# DATA RECORDS

++++++++++

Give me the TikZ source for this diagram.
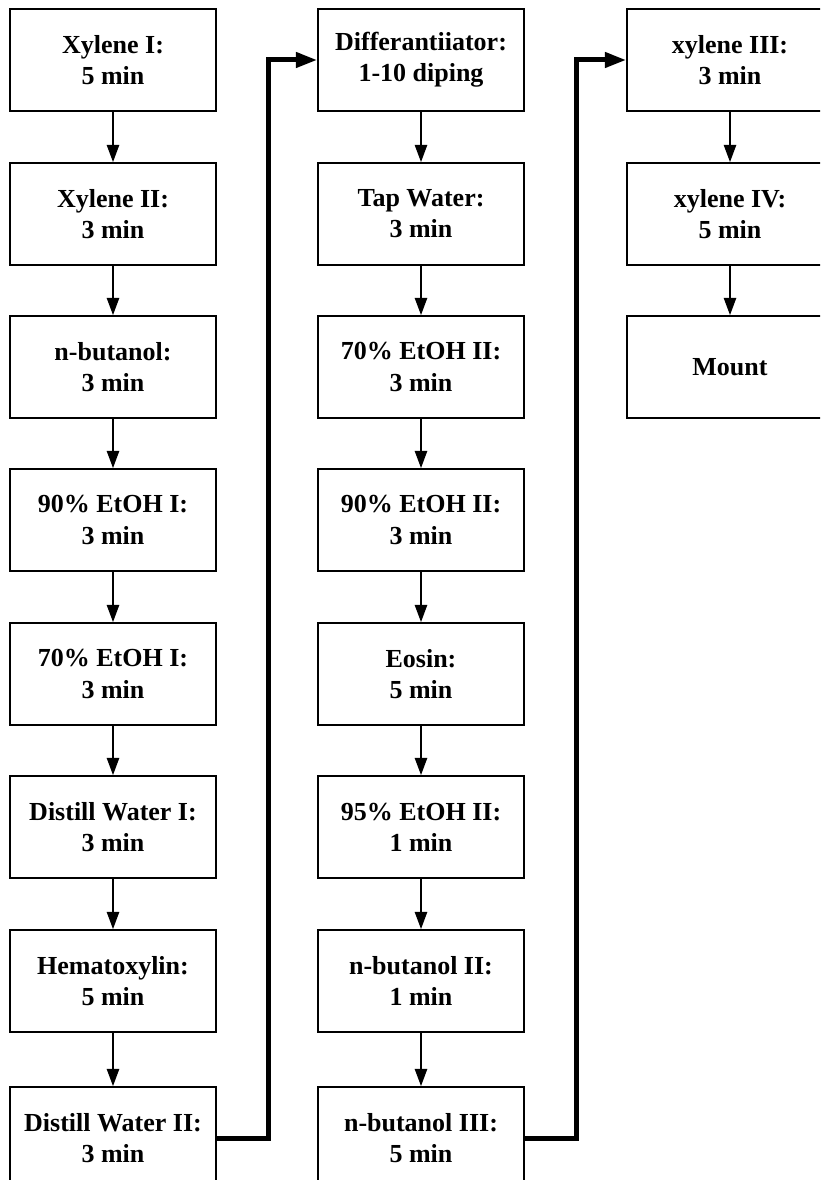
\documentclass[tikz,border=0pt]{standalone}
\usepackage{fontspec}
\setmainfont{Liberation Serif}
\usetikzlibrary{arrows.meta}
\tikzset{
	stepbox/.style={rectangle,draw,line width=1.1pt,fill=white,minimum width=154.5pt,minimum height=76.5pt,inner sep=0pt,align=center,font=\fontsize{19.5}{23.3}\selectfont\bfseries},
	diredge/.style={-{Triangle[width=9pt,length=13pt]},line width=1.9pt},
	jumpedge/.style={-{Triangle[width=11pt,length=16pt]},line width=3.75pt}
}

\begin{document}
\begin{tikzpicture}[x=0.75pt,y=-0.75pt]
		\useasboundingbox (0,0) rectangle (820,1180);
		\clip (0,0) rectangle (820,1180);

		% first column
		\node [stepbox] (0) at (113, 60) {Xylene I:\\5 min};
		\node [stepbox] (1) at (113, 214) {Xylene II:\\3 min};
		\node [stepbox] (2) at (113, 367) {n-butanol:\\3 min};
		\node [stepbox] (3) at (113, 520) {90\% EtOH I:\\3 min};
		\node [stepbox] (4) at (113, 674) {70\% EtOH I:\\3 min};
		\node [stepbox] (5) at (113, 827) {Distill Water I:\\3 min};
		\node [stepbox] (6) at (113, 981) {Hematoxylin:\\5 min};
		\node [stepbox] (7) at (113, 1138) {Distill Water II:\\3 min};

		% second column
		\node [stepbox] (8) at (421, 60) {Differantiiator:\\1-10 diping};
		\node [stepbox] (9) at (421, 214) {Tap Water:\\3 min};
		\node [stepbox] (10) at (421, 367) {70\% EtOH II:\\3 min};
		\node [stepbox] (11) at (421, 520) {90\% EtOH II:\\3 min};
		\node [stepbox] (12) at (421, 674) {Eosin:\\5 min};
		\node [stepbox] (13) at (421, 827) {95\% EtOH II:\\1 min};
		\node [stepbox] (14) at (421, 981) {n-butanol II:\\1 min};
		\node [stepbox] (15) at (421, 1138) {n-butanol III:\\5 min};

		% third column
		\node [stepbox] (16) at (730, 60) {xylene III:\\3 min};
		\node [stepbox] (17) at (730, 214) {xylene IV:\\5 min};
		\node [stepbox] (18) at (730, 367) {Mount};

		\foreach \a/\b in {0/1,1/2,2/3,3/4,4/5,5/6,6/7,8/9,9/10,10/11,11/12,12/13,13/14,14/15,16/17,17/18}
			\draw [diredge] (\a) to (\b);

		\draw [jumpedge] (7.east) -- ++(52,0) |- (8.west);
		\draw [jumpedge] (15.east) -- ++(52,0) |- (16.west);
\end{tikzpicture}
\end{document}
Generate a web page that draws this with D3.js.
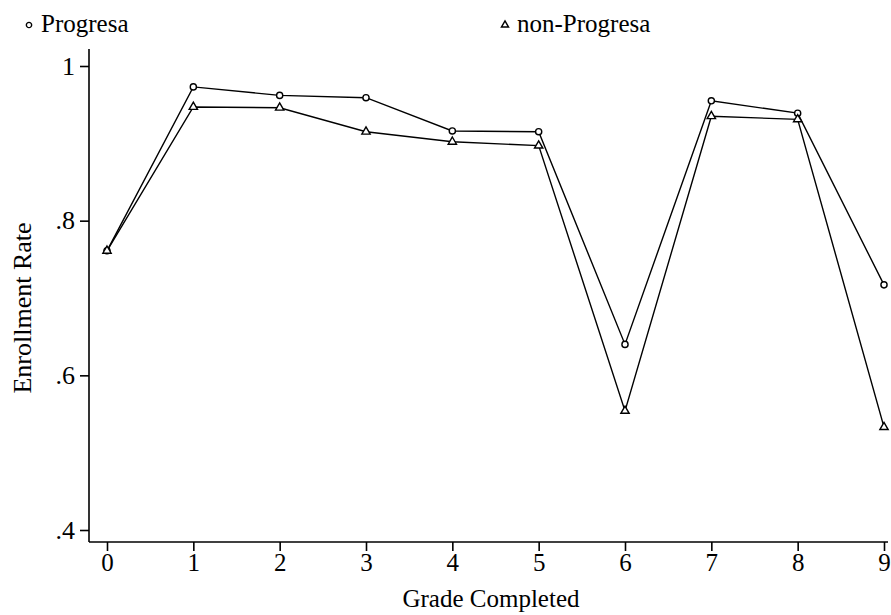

++++++++++

# OBJECTIVE
Write the number of lines containing the word "this" and nothing besides it.

# TASK OUTPUT
2